Yargıtay Kararı 14. Hukuk Dairesi 2014/10973 E. 2014/11085 K. 13.10.2014 T.

YARGITAY KARARI
DAİRE : 14. Hukuk Dairesi
ESAS NO : 2014/10973
KARAR NO : 2014/11085
KARAR TARİHİ : 13.10.2014

MAHKEMESİ : Nazilli 2. Asliye Hukuk Mahkemesi
TARİHİ : 12/11/2013
NUMARASI : 2013/96-2013/280

Davacılar vekili tarafından, davalılar aleyhine 25.03.2013 gününde verilen dilekçe ile komşuluk hukukundan kaynaklanan tazminat istenmesi üzerine yapılan duruşma sonunda; davanın reddine dair verilen 12.11.2013 günlü hükmün Yargıtayca incelenmesi davacı vekili tarafından istenilmekle süresinde olduğu anlaşılan temyiz dilekçesinin kabulüne karar verildikten sonra dosya ve içerisindeki bütün evrak incelenerek gereği düşünüldü:

K A R A R
Dava, komşuluk hukukundan kaynaklanan maddi ve manevi tazminat istemine ilişkindir.
Davacılar, 10 parsel sayılı taşınmazın malikleri olduklarını, komşu 21 parsel sayılı taşınmaza N.. B..nın herhangi bir idari karara dayanmaksızın çöp dökmesi nedeniyle taşınmazındaki ağaçların zarar gördüğünü ileri sürerek, maddi ve manevi tazminat isteminde bulunmuşlardır.
Mahkemece idari yargı görevli olduğundan davanın usulden reddine karar verilmiştir.
2577 sayılı İdari Yargılama Usulü Kanununun “İdari Dava Türleri ve İdari Yargı Yetkisinin Sınırları” başlıklı 2. maddesinin (a) bendinde idari işlemler hakkında, yetki, şekil, sebep, konu ve maksat yönlerinden biri ile hukuka aykırı olduklarından dolayı iptalleri için menfaati ihlal edilenler tarafından açılan iptal davaları, (b) bendinde de idari eylem ve işlemlerden dolayı kişisel haklara muhtel olanlar tarafından açılan tam yargı davaları idari yargının görev alanı içinde sayılmıştır.
Somut olayda; Nazilli Belediyesine 21 parsel sayılı taşınmaza çöp dökülmesi konusunda alınmış idari karar olup olmadığı sorulmuş, 21.07.2014 tarihli cevabi yazıdan 21 parsel sayılı taşınmaza çöp dökülmesi konusunda belediye tarafından alınmış bir idari karar olmadığı anlaşılmıştır.
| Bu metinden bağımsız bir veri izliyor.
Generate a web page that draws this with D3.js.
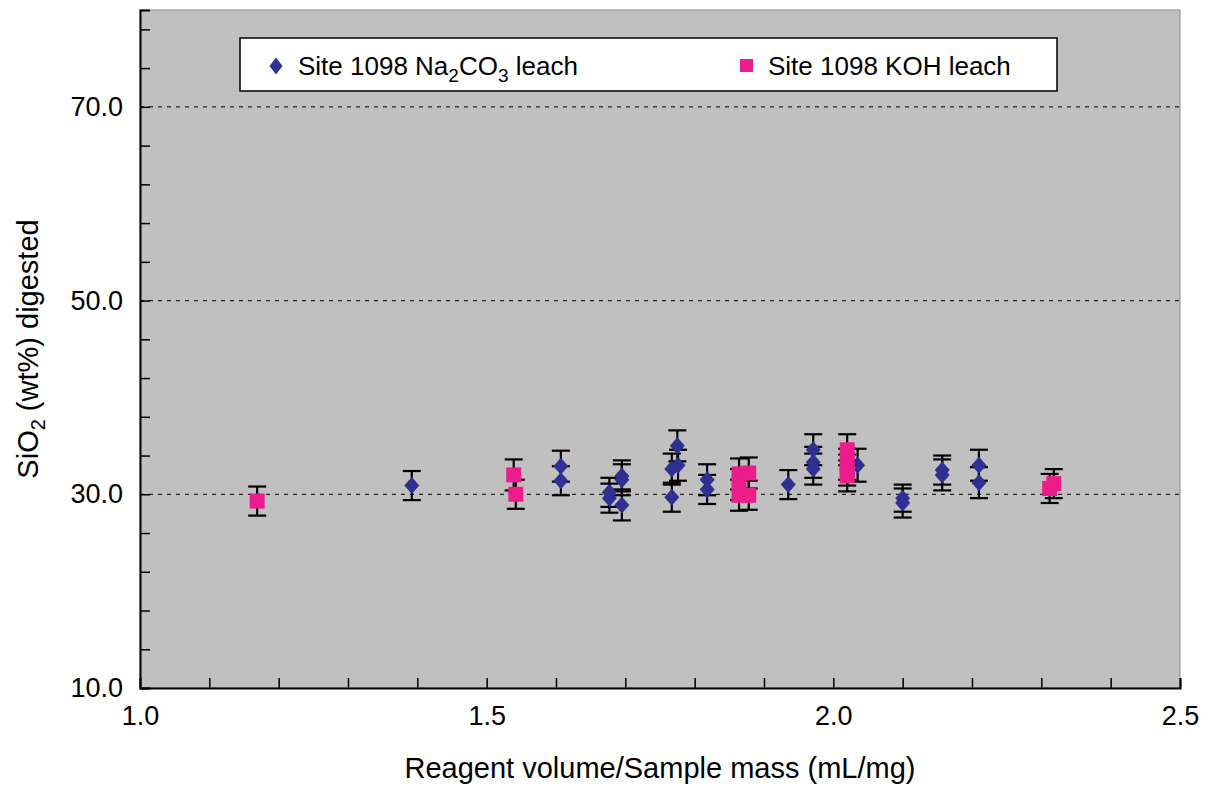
<!DOCTYPE html>
<html>
<head>
<meta charset="utf-8">
<script src="https://cdn.jsdelivr.net/npm/d3@7"></script>
<style>
  body { margin: 0; background: #fff; }
  text { font-family: "Liberation Sans", Arial, Helvetica, sans-serif; fill: #000; }
</style>
</head>
<body>
<svg id="chart" width="1213" height="791"></svg>
<script>
// Site 1098 Na2CO3 leach (x = reagent volume / sample mass, y = SiO2 wt%, err = +/-)
const naX = [1.392, 1.607, 1.607, 1.677, 1.677, 1.695, 1.695, 1.695, 1.767, 1.767, 1.775, 1.776,
  1.818, 1.818, 1.935, 1.971, 1.971, 1.971, 2.035, 2.100, 2.100, 2.157, 2.157, 2.210, 2.210];
const naY = [30.9, 32.9, 31.4, 30.2, 29.6, 31.9, 31.5, 28.9, 32.6, 29.7, 35.0, 33.0,
  31.5, 30.5, 31.0, 34.6, 33.3, 32.6, 33.0, 29.6, 29.1, 32.5, 32.0, 33.0, 31.2];
const naErr = [1.5, 1.6, 1.5, 1.5, 1.5, 1.6, 1.6, 1.6, 1.6, 1.5, 1.6, 1.6,
  1.6, 1.5, 1.5, 1.6, 1.6, 1.6, 1.7, 1.4, 1.5, 1.5, 1.6, 1.6, 1.6];

// Site 1098 KOH leach
const kohX = [1.169, 1.539, 1.542, 1.864, 1.864, 1.864, 1.878, 1.878, 2.020, 2.020, 2.020, 2.020, 2.312, 2.318];
const kohY = [29.3, 32.0, 30.0, 32.1, 31.0, 29.9, 32.2, 29.9, 34.6, 33.1, 32.5, 31.9, 30.6, 31.1];
const kohErr = [1.5, 1.6, 1.5, 1.6, 1.6, 1.6, 1.6, 1.5, 1.6, 1.6, 1.6, 1.6, 1.5, 1.5];

const xTickLabels = [1.0, 1.5, 2.0, 2.5];
const yTickLabels = [10, 30, 50, 70];
const yGrid = [30, 50, 70];

const svg = d3.select("#chart");
const margin = { top: 10, right: 33, bottom: 103, left: 140 };
const width = +svg.attr("width") - margin.left - margin.right;
const height = +svg.attr("height") - margin.top - margin.bottom;

const g = svg.append("g")
  .attr("transform", "translate(" + margin.left + "," + margin.top + ")");

const x = d3.scaleLinear().domain([1.0, 2.5]).range([0, width]);
const y = d3.scaleLinear().domain([10, 80]).range([height, 0]);

// plot background
g.append("rect")
  .attr("width", width)
  .attr("height", height)
  .attr("fill", "#c0c0c0")
  .attr("stroke", "#8a8a8a")
  .attr("stroke-width", 1);

// dashed grid lines
g.selectAll(".grid")
  .data(yGrid)
  .enter()
  .append("line")
  .attr("x1", 0)
  .attr("x2", width)
  .attr("y1", (d) => y(d))
  .attr("y2", (d) => y(d))
  .attr("stroke", "#222")
  .attr("stroke-width", 1.2)
  .attr("stroke-dasharray", "4,5");

// axes: ticks drawn inward, labels only on major values
const xAxis = d3.axisBottom(x)
  .tickValues(d3.range(10, 26).map((d) => d / 10))
  .tickSize(-10)
  .tickFormat((d) => (xTickLabels.some((v) => Math.abs(v - d) < 1e-6) ? d3.format(".1f")(d) : ""));

const gx = g.append("g")
  .attr("transform", "translate(0," + height + ")")
  .call(xAxis);
gx.select(".domain").attr("stroke", "#000").attr("stroke-width", 2);
gx.selectAll(".tick line").attr("stroke", "#000").attr("stroke-width", 1.5);
gx.selectAll(".tick text")
  .attr("y", 18)
  .attr("dy", "0.71em")
  .style("font-size", "27px");

const yAxis = d3.axisLeft(y)
  .tickValues(d3.range(10, 81, 4))
  .tickSize(-10)
  .tickFormat((d) => (yTickLabels.includes(d) ? d3.format(".1f")(d) : ""));

const gy = g.append("g").call(yAxis);
gy.select(".domain").attr("stroke", "#000").attr("stroke-width", 2);
gy.selectAll(".tick line").attr("stroke", "#000").attr("stroke-width", 1.5);
gy.selectAll(".tick text")
  .attr("x", -17)
  .style("font-size", "27px");

// error bars
function drawErrors(xs, ys, errs, cls) {
  const eb = g.append("g").attr("class", cls);
  xs.forEach(function (xv, i) {
    const cx = x(xv);
    const top = y(ys[i] + errs[i]);
    const bot = y(ys[i] - errs[i]);
    eb.append("line").attr("x1", cx).attr("x2", cx).attr("y1", top).attr("y2", bot);
    eb.append("line").attr("x1", cx - 9).attr("x2", cx + 9).attr("y1", top).attr("y2", top);
    eb.append("line").attr("x1", cx - 9).attr("x2", cx + 9).attr("y1", bot).attr("y2", bot);
  });
  eb.selectAll("line").attr("stroke", "#000").attr("stroke-width", 2.2);
}

const diamond = (cx, cy, w, h) =>
  "M" + cx + "," + (cy - h) + "L" + (cx + w) + "," + cy + "L" + cx + "," + (cy + h) + "L" + (cx - w) + "," + cy + "Z";

drawErrors(naX, naY, naErr, "na-err");

g.append("g")
  .selectAll("path")
  .data(naX.map((d, i) => ({ x: d, y: naY[i] })))
  .enter()
  .append("path")
  .attr("d", (d) => diamond(x(d.x), y(d.y), 7.5, 8.5))
  .attr("fill", "#2e3192");

drawErrors(kohX, kohY, kohErr, "koh-err");

g.append("g")
  .selectAll("rect")
  .data(kohX.map((d, i) => ({ x: d, y: kohY[i] })))
  .enter()
  .append("rect")
  .attr("x", (d) => x(d.x) - 7.5)
  .attr("y", (d) => y(d.y) - 7.5)
  .attr("width", 15)
  .attr("height", 15)
  .attr("fill", "#ec1c8c");

// legend
const legend = g.append("g").attr("transform", "translate(100,28)");
legend.append("rect")
  .attr("width", 817)
  .attr("height", 53)
  .attr("fill", "#fff")
  .attr("stroke", "#000")
  .attr("stroke-width", 1.5);

legend.append("path")
  .attr("d", diamond(36, 28, 6.5, 8.5))
  .attr("fill", "#2e3192");

const t1 = legend.append("text")
  .attr("x", 58)
  .attr("y", 37)
  .style("font-size", "26px");
t1.append("tspan").text("Site 1098 Na");
t1.append("tspan").attr("dy", 7).style("font-size", "19px").text("2");
t1.append("tspan").attr("dy", -7).text("CO");
t1.append("tspan").attr("dy", 7).style("font-size", "19px").text("3");
t1.append("tspan").attr("dy", -7).text(" leach");

legend.append("rect")
  .attr("x", 500)
  .attr("y", 21)
  .attr("width", 13)
  .attr("height", 13)
  .attr("fill", "#ec1c8c");

legend.append("text")
  .attr("x", 528)
  .attr("y", 37)
  .style("font-size", "26px")
  .text("Site 1098 KOH leach");

// axis titles
svg.append("text")
  .attr("x", margin.left + width / 2)
  .attr("y", 778)
  .style("text-anchor", "middle")
  .style("font-size", "29px")
  .text("Reagent volume/Sample mass (mL/mg)");

const yt = svg.append("text")
  .attr("transform", "translate(38," + (margin.top + height / 2) + ") rotate(-90)")
  .style("text-anchor", "middle")
  .style("font-size", "29px");
yt.append("tspan").text("SiO");
yt.append("tspan").attr("dy", 7).style("font-size", "20px").text("2");
yt.append("tspan").attr("dy", -7).text(" (wt%) digested");
</script>
</body>
</html>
Bu durumda idarenin eylemi komşuluk hukukuna aykırı bir davranış olarak değerlendirilerek davanın esasının incelenmesi gerekirken idari yargının görevli olduğundan bahisle davanın yargı yolu bakımından reddine karar verilmesi doğru değildir.
O halde mahkemece işin esasına girilerek tarafların delilleri toplanıp, değerlendirilerek sonucuna göre bir karar verilmesi gerekirken, yazılı şekilde hüküm kurulması doğru görülmemiştir.
SONUÇ: Temyiz olunan kararın yukarıda açıklanan nedenlerle BOZULMASINA, peşin yatırılan harcın istek halinde yatırana iadesine, 13.10.2014 tarihinde oybirliğiyle karar verildi.